◆ **TASK INSTRUCTIONS**
Tally how many lines include "with". The number is the whole answer.
○ ○ ○ ○ ○ ○ ○
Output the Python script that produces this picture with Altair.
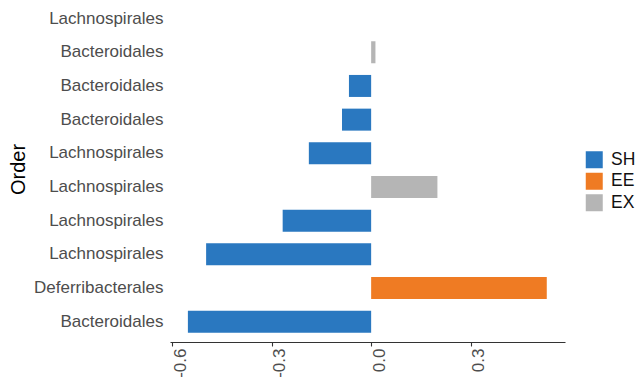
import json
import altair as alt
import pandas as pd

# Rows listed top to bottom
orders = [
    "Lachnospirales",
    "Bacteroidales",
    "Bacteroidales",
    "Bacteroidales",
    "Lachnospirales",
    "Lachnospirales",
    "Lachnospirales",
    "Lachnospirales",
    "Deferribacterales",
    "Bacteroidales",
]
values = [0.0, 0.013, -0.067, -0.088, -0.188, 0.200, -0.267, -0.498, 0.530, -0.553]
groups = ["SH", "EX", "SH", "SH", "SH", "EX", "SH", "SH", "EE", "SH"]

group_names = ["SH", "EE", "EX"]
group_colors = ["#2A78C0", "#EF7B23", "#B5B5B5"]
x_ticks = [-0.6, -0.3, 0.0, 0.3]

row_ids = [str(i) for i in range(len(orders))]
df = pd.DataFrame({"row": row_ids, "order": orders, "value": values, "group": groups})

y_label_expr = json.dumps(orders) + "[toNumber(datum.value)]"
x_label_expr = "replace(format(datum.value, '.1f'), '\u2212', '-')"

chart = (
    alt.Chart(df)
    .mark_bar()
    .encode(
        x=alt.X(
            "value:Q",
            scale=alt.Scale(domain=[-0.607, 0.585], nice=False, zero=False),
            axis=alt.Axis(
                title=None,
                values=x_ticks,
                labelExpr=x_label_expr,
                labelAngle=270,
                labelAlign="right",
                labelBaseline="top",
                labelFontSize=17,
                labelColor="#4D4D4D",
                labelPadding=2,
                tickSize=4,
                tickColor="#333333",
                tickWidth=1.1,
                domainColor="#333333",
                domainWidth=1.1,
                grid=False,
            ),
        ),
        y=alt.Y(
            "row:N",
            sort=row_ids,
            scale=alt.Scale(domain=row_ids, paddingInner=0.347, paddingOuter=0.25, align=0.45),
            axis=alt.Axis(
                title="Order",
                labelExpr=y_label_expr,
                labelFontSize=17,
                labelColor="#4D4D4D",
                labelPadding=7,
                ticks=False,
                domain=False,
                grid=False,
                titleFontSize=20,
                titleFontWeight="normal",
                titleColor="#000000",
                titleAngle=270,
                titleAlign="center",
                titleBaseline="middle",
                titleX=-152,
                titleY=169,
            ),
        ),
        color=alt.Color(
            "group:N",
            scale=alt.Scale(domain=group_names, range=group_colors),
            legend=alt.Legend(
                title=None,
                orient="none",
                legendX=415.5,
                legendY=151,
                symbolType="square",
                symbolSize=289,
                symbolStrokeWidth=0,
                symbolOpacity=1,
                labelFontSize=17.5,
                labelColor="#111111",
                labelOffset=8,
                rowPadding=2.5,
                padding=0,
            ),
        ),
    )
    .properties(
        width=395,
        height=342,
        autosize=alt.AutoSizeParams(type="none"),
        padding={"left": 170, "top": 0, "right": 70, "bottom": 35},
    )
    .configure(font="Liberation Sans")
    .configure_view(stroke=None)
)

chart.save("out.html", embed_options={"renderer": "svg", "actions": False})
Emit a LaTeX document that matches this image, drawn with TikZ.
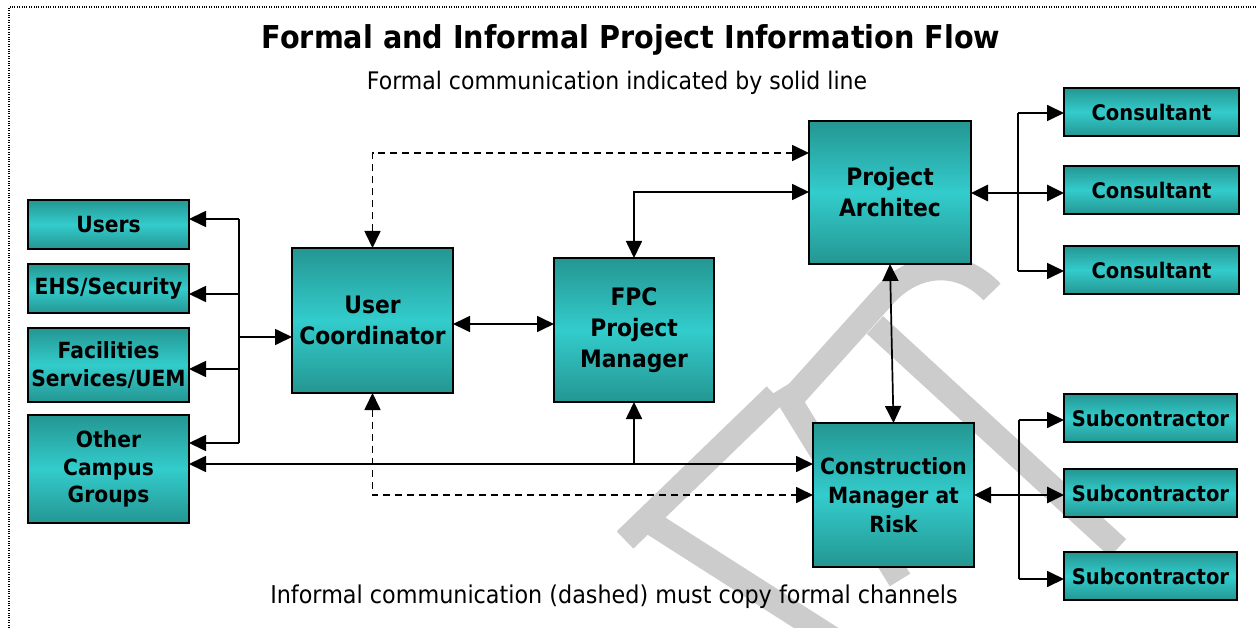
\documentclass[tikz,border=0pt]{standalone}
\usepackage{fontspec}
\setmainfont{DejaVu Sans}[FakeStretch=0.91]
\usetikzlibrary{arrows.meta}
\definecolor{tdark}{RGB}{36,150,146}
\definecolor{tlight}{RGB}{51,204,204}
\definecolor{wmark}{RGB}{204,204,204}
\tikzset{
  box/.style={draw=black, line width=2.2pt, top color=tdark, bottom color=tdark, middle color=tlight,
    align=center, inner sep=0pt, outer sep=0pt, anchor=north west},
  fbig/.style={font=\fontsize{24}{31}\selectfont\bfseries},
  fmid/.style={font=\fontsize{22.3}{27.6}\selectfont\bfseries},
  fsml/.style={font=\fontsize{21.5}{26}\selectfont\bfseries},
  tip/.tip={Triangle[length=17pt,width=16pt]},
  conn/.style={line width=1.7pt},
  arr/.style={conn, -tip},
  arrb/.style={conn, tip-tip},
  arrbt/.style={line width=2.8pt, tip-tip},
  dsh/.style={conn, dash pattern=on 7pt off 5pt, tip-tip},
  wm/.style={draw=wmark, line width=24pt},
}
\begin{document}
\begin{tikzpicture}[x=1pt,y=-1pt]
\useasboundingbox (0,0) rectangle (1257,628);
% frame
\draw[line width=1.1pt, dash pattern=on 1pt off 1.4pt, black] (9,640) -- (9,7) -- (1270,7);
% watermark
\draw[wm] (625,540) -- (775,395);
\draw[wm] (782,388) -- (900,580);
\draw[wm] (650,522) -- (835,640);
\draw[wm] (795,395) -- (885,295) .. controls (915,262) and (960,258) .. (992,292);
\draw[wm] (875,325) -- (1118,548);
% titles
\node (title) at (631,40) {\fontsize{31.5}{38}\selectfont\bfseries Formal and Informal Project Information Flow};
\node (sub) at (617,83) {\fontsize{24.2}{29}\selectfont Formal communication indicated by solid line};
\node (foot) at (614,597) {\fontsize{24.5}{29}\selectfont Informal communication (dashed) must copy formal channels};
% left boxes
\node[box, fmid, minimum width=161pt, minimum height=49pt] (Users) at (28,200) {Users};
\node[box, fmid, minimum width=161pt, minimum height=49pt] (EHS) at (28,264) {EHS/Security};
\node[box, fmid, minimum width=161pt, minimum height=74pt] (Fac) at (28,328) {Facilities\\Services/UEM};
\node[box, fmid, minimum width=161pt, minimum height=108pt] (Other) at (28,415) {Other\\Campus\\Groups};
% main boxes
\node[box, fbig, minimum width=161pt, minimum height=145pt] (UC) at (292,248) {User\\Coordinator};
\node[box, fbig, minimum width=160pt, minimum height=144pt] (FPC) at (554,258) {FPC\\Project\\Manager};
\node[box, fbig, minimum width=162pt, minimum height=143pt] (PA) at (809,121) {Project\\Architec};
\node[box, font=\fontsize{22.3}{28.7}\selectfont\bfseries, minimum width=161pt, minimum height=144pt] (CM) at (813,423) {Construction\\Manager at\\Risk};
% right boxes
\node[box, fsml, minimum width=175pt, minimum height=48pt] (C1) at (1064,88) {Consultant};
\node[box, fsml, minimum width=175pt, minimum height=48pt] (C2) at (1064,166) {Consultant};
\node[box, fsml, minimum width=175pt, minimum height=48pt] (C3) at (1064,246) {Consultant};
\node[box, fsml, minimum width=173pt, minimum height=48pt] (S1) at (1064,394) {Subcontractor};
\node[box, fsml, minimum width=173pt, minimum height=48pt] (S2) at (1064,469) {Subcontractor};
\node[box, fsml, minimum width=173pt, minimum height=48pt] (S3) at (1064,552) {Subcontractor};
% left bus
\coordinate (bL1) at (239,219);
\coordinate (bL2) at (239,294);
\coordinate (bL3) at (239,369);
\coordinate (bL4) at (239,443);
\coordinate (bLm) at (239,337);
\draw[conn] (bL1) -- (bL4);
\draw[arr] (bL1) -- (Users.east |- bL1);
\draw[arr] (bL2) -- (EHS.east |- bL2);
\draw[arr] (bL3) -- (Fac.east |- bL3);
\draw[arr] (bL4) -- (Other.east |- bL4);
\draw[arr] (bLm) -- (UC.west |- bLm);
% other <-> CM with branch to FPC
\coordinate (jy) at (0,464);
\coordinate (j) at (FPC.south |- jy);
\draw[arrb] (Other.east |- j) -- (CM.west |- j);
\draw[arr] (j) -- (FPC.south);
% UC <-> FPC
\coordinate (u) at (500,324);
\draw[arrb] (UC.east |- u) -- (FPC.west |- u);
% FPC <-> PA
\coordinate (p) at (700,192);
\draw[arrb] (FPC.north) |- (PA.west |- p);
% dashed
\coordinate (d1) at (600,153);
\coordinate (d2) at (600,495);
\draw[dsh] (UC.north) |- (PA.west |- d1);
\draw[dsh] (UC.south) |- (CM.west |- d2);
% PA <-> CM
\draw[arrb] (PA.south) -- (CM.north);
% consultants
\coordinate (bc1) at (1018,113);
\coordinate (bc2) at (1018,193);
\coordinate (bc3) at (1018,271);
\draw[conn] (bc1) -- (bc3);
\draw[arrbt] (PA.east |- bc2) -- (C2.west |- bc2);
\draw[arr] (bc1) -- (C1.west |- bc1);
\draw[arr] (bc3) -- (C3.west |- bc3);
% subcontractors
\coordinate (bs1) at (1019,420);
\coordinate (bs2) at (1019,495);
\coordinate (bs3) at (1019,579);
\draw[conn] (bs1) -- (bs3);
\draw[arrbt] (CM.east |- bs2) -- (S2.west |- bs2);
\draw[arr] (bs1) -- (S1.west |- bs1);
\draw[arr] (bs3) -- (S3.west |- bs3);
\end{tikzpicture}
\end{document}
○ ○ ○ ○ ○ ○ ○
◆ **SOLUTION**
3